Member of the Gilgit Baltistan Assembly
- Incumbent
- Assumed office 22 June 2026
- Constituency: GBA-10 Skardu-IV
- In office 25 November 2020 – 24 November 2025
- Constituency: GBA-10 Skardu-IV

Minister for Tourism, Culture, Youth Affairs, and Sports, Gilgit-Baltistan
- In office 2 December 2020 – 4 July 2023
- Chief Minister: Khalid Khurshid

Personal details
- Party: PPP (2025-present)
- Other political affiliations: PTI (2020-2025)

= Raja Nasir Ali Khan Maqpoon =

Pakistani politician from Gilgit-Baltistan

Raja Nasir Ali Khan Maqpoon is a Pakistani politician who has been a member of the Gilgit Baltistan Assembly since June 2026, and also held this role from November 2020 to November 2025. He was also the Minister of Tourism, Culture, Youth Affairs, and Sports from December 2020 to July 2023.

==Political career==
Maqpoon contested the 2020 Gilgit-Baltistan Assembly election on 15 November 2020 from GBA-10 (Skardu-IV) as an Independent candidate. He won the election by the margin of 1,323 votes over the runner up Wazir Hassan of Pakistan Tehreek-e-Insaf (PTI). He garnered 4,667 votes while Hassan received 3,344 votes. After winning the election, Maqpoon joined PTI.

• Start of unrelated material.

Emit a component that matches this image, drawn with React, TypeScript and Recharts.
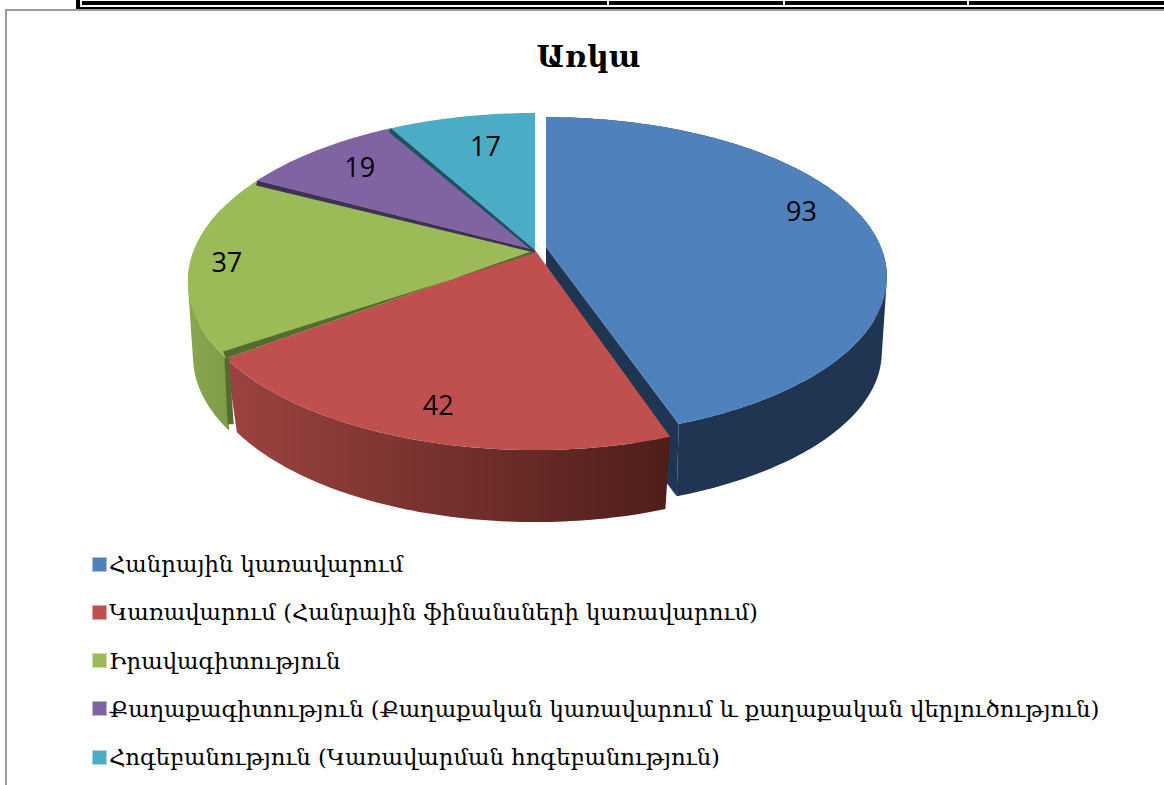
import React from 'react';
import { PieChart, Pie, Legend } from 'recharts';

const categories = [
  'Հանրային կառավարում',
  'Կառավարում (Հանրային ֆինանսների կառավարում)',
  'Իրավագիտություն',
  'Քաղաքագիտություն (Քաղաքական կառավարում և քաղաքական վերլուծություն)',
  'Հոգեբանություն (Կառավարման հոգեբանություն)',
];
const values = [93, 42, 37, 19, 17];
const topColors = ['#4F81BD', '#C0504D', '#9BBB59', '#8064A2', '#4BACC6'];
const wallFrom = ['#1F3552', '#9C4340', '#8AA84F', '#3F3055', '#2A6475'];
const wallTo = ['#1F3552', '#4E1E1B', '#7E9A48', '#3F3055', '#2A6475'];
const stripColors = ['none', 'none', '#566B2E', '#3F3055', '#1E5260'];
const stripVectors = [[0, 0], [0, 0], [-3, -7], [-1, 5], [-2, 4]];
const labelNudge = [[4, -18], [-2, 10], [-33, 2], [2, -1], [11, 5]];
const bottomScaleX = [0.985, 0.965, 0.985, 1, 1];

const table = categories.map((name, i) => ({ name, value: values[i], fill: topColors[i], idx: i }));

const PIE_CX = 535;
const PIE_CY = 250;
const RADIUS = 341;
const TILT = 0.477;
const PERSP = 0.187;
const DEPTH = 76;
const BOTTOM_SCALE_Y = 0.98;

type P = [number, number];
const rad = (d: number) => (d * Math.PI) / 180;

function project(phi: number, r: number, cx: number, cy: number, R: number, idx: number, bottom = false): P {
  const exploded = idx === 0;
  const x0 = cx + (exploded ? 11 : 0);
  const y0 = cy + (exploded ? -3 : 0);
  const a = exploded ? R * 0.982 : R;
  const b = R * TILT * (exploded ? 0.947 : 1);
  const u = r * Math.sin(rad(phi));
  const v = -r * Math.cos(rad(phi));
  const d = 1 - PERSP * v;
  const sx = bottom ? bottomScaleX[idx] : 1;
  const sy = bottom ? BOTTOM_SCALE_Y : 1;
  return [x0 + (a * sx * u) / d, y0 + (bottom ? DEPTH : 0) + (b * sy * v) / d];
}

const toPath = (pts: P[]) => 'M' + pts.map((p) => `${p[0].toFixed(1)},${p[1].toFixed(1)}`).join('L') + 'Z';

function arc(p0: number, p1: number, cx: number, cy: number, R: number, idx: number, bottom = false): P[] {
  const out: P[] = [];
  const n = Math.max(2, Math.ceil(Math.abs(p1 - p0)));
  for (let i = 0; i <= n; i++) out.push(project(p0 + ((p1 - p0) * i) / n, 1, cx, cy, R, idx, bottom));
  return out;
}

function sweptWall(p0: number, p1: number, cx: number, cy: number, R: number, idx: number): string {
  const top = arc(p0, p1, cx, cy, R, idx);
  const bot = arc(p0, p1, cx, cy, R, idx, true);
  const parts: string[] = [];
  for (let i = 0; i < top.length - 1; i++) {
    // every quad is wound the same way, so that a nonzero fill gives their union
    const quad: P[] = [top[i], top[i + 1], bot[i + 1], bot[i]];
    const area = quad.reduce((s, p, j) => {
      const q = quad[(j + 1) % 4];
      return s + p[0] * q[1] - q[0] * p[1];
    }, 0);
    parts.push(toPath(area < 0 ? quad.reverse() : quad));
  }
  return parts.join(' ');
}

function Slice3D(props: any) {
  const { cx, cy, outerRadius, startAngle, endAngle } = props;
  const idx: number = props.idx ?? props.payload?.idx ?? 0;
  const p0 = 90 - startAngle;
  const p1 = 90 - endAngle;
  const apex = project(0, 0, cx, cy, outerRadius, idx);
  const apexB = project(0, 0, cx, cy, outerRadius, idx, true);
  const rim = arc(p0, p1, cx, cy, outerRadius, idx);
  const rimB = arc(p0, p1, cx, cy, outerRadius, idx, true);
  const gid = `wall-${idx}`;
  const hasWall = idx <= 2;
  const wallStart = idx === 2 ? p0 + 0.5 : p0;
  const wallEnd = idx === 2 ? Math.min(p1, 285) : p1;
  const [sx, sy] = stripVectors[idx];
  const rimStart = project(p0, 1, cx, cy, outerRadius, idx);
  return (
    <g>
      <defs>
        <linearGradient id={gid} x1="0" y1="0" x2="1" y2="0">
          <stop offset="0" stopColor={wallFrom[idx]} />
          <stop offset="1" stopColor={wallTo[idx]} />
        </linearGradient>
      </defs>
      {idx === 0 && (
        <path
          d={toPath([apex, rim[rim.length - 1], rimB[rimB.length - 1], apexB])}
          fill={wallFrom[0]}
        />
      )}
      {hasWall && (
        <path d={sweptWall(wallStart, wallEnd, cx, cy, outerRadius, idx)} fill={`url(#${gid})`} />
      )}
      {idx === 2 && (
        <path
          d={toPath([
            [rimStart[0] + 3, rimStart[1] - 1],
            [rimStart[0] - 2, rimStart[1] - 7],
            [rimB[0][0] - 3, rimB[0][1] - 8],
            [rimB[0][0] + 3, rimB[0][1] - 8],
          ])}
          fill={stripColors[2]}
        />
      )}
      <path d={toPath([apex, ...rim])} fill={topColors[idx]} />
      {stripColors[idx] !== 'none' && (
        <path
          d={toPath([apex, rimStart, [rimStart[0] + sx, rimStart[1] + sy], [apex[0] + sx * 0.6, apex[1] + Math.abs(sy) * 0.5]])}
          fill={stripColors[idx]}
        />
      )}
    </g>
  );
}

function ValueLabel(props: any) {
  const { cx, cy, outerRadius, midAngle, value, index } = props;
  const [x, y] = project(90 - midAngle, 0.8, cx, cy, outerRadius, 1);
  const [nx, ny] = labelNudge[index];
  return (
    <text x={x + nx} y={y + ny} textAnchor="middle" dominantBaseline="central" fontFamily="'Open Sans', sans-serif" fontSize={27} fill="#000">
      {value}
    </text>
  );
}

const LEGEND_FONT = "'DejaVu Serif', serif";

function LegendBox({ payload }: any) {
  return (
    <div style={{ fontFamily: LEGEND_FONT }}>
      {(payload || []).map((it: any) => (
        <div key={it.value} style={{ height: 48.25, display: 'flex', alignItems: 'center', whiteSpace: 'nowrap' }}>
          <span style={{ width: 13, height: 13, background: it.color, border: '1px solid rgba(255,255,255,.5)', marginRight: 2, flex: 'none' }} />
          <span style={{ fontSize: 22.7, color: '#000' }}>{it.value}</span>
        </div>
      ))}
    </div>
  );
}

const Abs = (s: React.CSSProperties) => <div style={{ position: 'absolute', ...s }} />;

export default function App() {
  return (
    <div style={{ position: 'absolute', left: 0, top: 0, width: 1164, height: 785, overflow: 'hidden', background: '#fff' }}>
      {Abs({ left: 82, top: 1, right: 0, height: 4, background: '#000' })}
      {Abs({ left: 76, top: 7, right: 0, height: 2, background: '#000' })}
      {Abs({ left: 76, top: 0, width: 4, height: 9, background: '#000' })}
      {Abs({ left: 607, top: 0, width: 2, height: 6, background: '#fff' })}
      {Abs({ left: 783, top: 0, width: 2, height: 6, background: '#fff' })}
      {Abs({ left: 967, top: 0, width: 2, height: 6, background: '#fff' })}
      {Abs({ left: 5, top: 9, right: 0, height: 2, background: '#999' })}
      {Abs({ left: 5, top: 9, width: 2, bottom: 0, background: '#999' })}
      <div style={{ position: 'absolute', left: 0, width: 1177, top: 37, textAlign: 'center', fontFamily: LEGEND_FONT, fontWeight: 700, fontSize: 30, lineHeight: '40px', color: '#000' }}>
        Առկա
      </div>
      <div style={{ position: 'absolute', left: 0, top: 0 }}>
        <PieChart width={1164} height={785} margin={{ top: 0, right: 0, bottom: 0, left: 0 }}>
          <Pie
            data={table}
            dataKey="value"
            nameKey="name"
            cx={PIE_CX}
            cy={PIE_CY}
            innerRadius={0}
            outerRadius={RADIUS}
            startAngle={90}
            endAngle={-270}
            stroke="none"
            isAnimationActive={false}
            shape={Slice3D as any}
            label={ValueLabel as any}
            labelLine={false}
          />
          <Legend
            layout="vertical"
            align="center"
            verticalAlign="middle"
            itemSorter={null}
            content={LegendBox as any}
            wrapperStyle={{ left: 92, top: 540, width: 1060 }}
          />
        </PieChart>
      </div>
    </div>
  );
}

He was sworn into the cabinet of Chief Minister Khalid Khurshid as the Minister for Tourism, Culture, Youth Affairs, and Sports on 2 December 2022. He remianed in this role till the fall of Khurshid's government on 4 July 2023.

His party membership was terminated on 8 September 2025.

He joined the Pakistan People's Party (PPP) on 5 December 2025.

He was re-elected to the Gilgit-Baltistan Assembly from GBA-10 Skardu-IV as a candidate of PPP in the 2026 Gilgit Baltistan Assembly election. He received 6,773 votes and defeated Muhammad Khan Wazir, a candidate of Istehkam-e-Pakistan Party (IPP).

On 27 July 2026, he was sworn into the cabinet of Chief Minister Amjad Hussain Azar as the Minister for Forests, Wildlife, Parks, and Environment and the Minister for Agriculture, Fisheries, and Animal Husbandry.